I’ve been incredibly thirsty for Scripture lately. Traveling throughout Australia has brought a lot of wonder, beauty, enjoyment deep into my soul lately, but there’s something about the incessant transience of life that occasionally makes it difficult to find true moments of reflection and solitude. And so I’ve felt that lack in the past week, leading up to the past few days.
I’m reading a book called Eat, Pray, Love by Elizabeth Mitchell. Following a personal crisis, she traveled through three countries (Italy, India and Indonesia) in order to connect with herself and something divine, through food in Italy, meditation in India and love in Indonesia (so the book says… I haven’t gotten to Indonesia yet).
I’ve appreciated this book because in its own quirky way, it’s forced me into a place of self-reflection. Not overanalysis, which I’ve been incredibly guilty of over the course of my life in various times. I’m realizing more and more that while introspection has its merits (this coming from a someone who has been journaling since the age of 7. True Story!), often overanalyzing situations, other people and their motives and even the innerworkings of my own mind has the potential to be incredibly destructive. Overanalyzing, I’m slowly realizing, is often a symptom of my attempt to control situations and other people, rather than a genuine search for truth and understanding that transforms.
THAT kind of truth is what I’m thirsty for.
Before I left for my trip to Australia, my good friend Josh lent (indefinitely?) me a book called Invitation to Discipline by M. Robert Mulholland Jr. I think he initially gave it to me due to my ongoing obsession with all things Myers-Briggs. It’s a book about spiritual formation, and incorporates Myers-Briggs as a means for understanding our own tendencies and how they relate to spirituality.

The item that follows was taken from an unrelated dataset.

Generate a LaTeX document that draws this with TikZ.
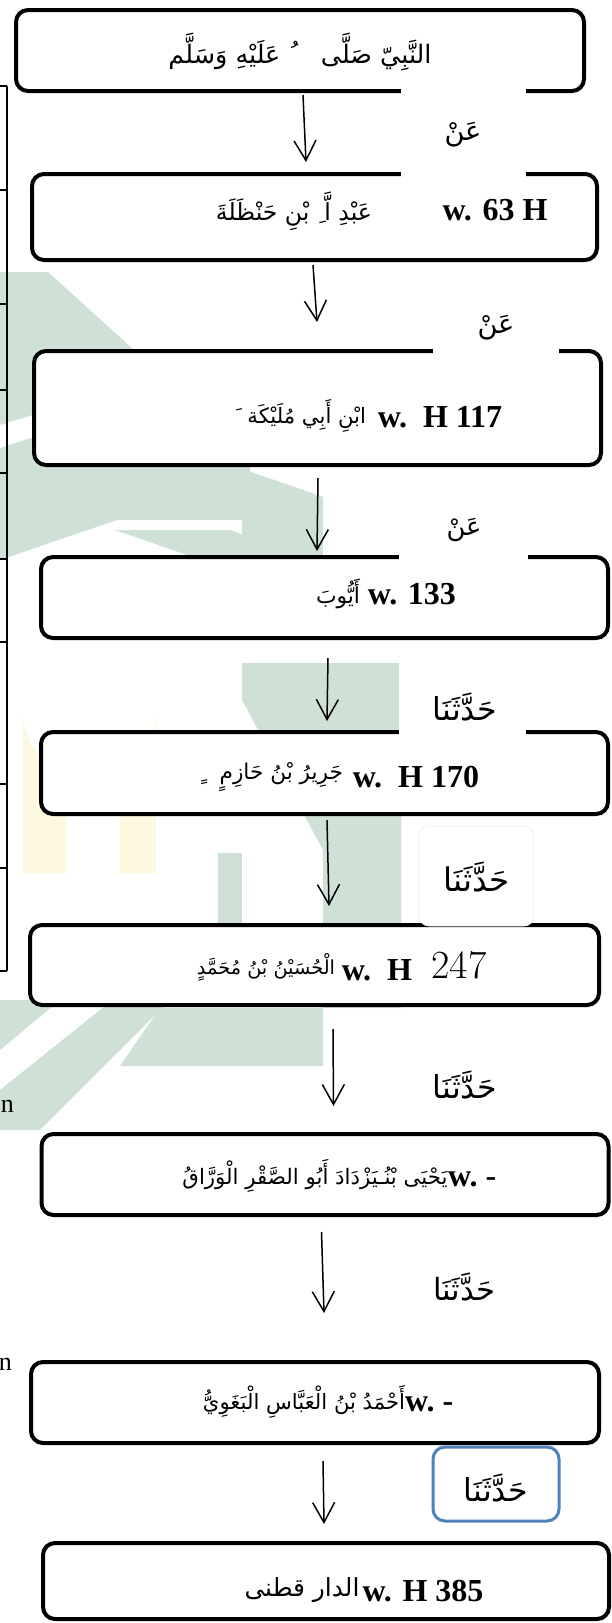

I’m not going to get into it right now, but suffice it to say that this book has been sinking deep into my consciousness over the past couple of months. It’s the kind of book that you digest slowly over time. And must be internalized. And I highly recommend it to you, my lovely readers, who stalk my blog, unbeknownst to me.
But, as a warning… only read it if you are prepared to get your butt kicked.
Anyway, I was reading something simple in Romans, and it caught me off guard. It’s a simple verse: Romans 12:12. It says “be joyful in hope, patient in affliction, and faithful in prayer.”
Seems innocuous enough. But then I realized what each of these simple commands does. All three of them combat three specific dangers. Three specific tendencies that seem so prevalent in our culture: cynicism, bitterness and self-sufficiency.
“Be joyful in hope…” combats cynicism. I’m learning over and over that hope is the antithesis of cynicism. I still believe that hope firmly rooted in reality is not a blind optimism, nor an avoidance of harsh reality. If Christ really is who He says He is, than hope is the ONLY thing that can truly deal with reality. I’ve long looked at the eventual destinations of two separate trajectories, those of a heart fixed on cynicism and a heart fixed on hope. One mars the soul, while the other uplifts. And helps the soul find its true identity.
“patient in affliction…” counters bitterness. Suffering and affliction has the potential to ruin a person. It can break a man’s spirit, cause the most open-hearted person to retreat within herself, and feed desires of vengeance and hatred and an unforgiving spirit.
But as Jesus shows us through His life and death, suffering and affliction also has the overwhelming potential to redeem and transform. Suffering can either break your spirit or bring you incredible freedom. I think of Martin Luther King Jr. or Nelson Mandela or the apostles or Oscar Wilde locked in their cells of suffering. Suffering in those cases led, not to bitterness or despair or destruction, but to freedom and a revolution of the spirit and transformation of entire communities of people. Choosing patience over bitterness in times of trouble heals the soul.
“and faithful in prayer…” combats self-sufficiency. Humans are self-sufficient, bent on our own way of doing things, asserting our own control and fixing things the way we like it. Prayer bends and breaks us out of this self-absorbed mode of living, and puts us in a posture where we are humble and listening to Someone who is more powerful and infinitely more loving than we can ever be. Prayer brings us into a conversation where we are not trying to control things, but rather, being led into a relationship with God: a relationship that transforms and heals us and actually brings about CHANGE.
I share these things because I realize how easy, how unconsciously easy it is to slip into any one of these three modes of living. This is when I truly see how counterintuitive and countercultural Jesus really is, and how a life fixed on following Him and loving Him ought to look. People within the church as well as out of the church can just as easily succumb to cynicism, bitterness and self-sufficiency. No one is immune to this.
But this is what I love about Christ and what He calls us to: it’s like any other relationship. There must be communication, constant vigilance, but also time to breathe and just be. It’s always changing, always dynamic. Things shift, and there are always potential weaknesses and tendencies to be aware of.
So yes, for now…Mel in Australia will Eat, Pray, and Love.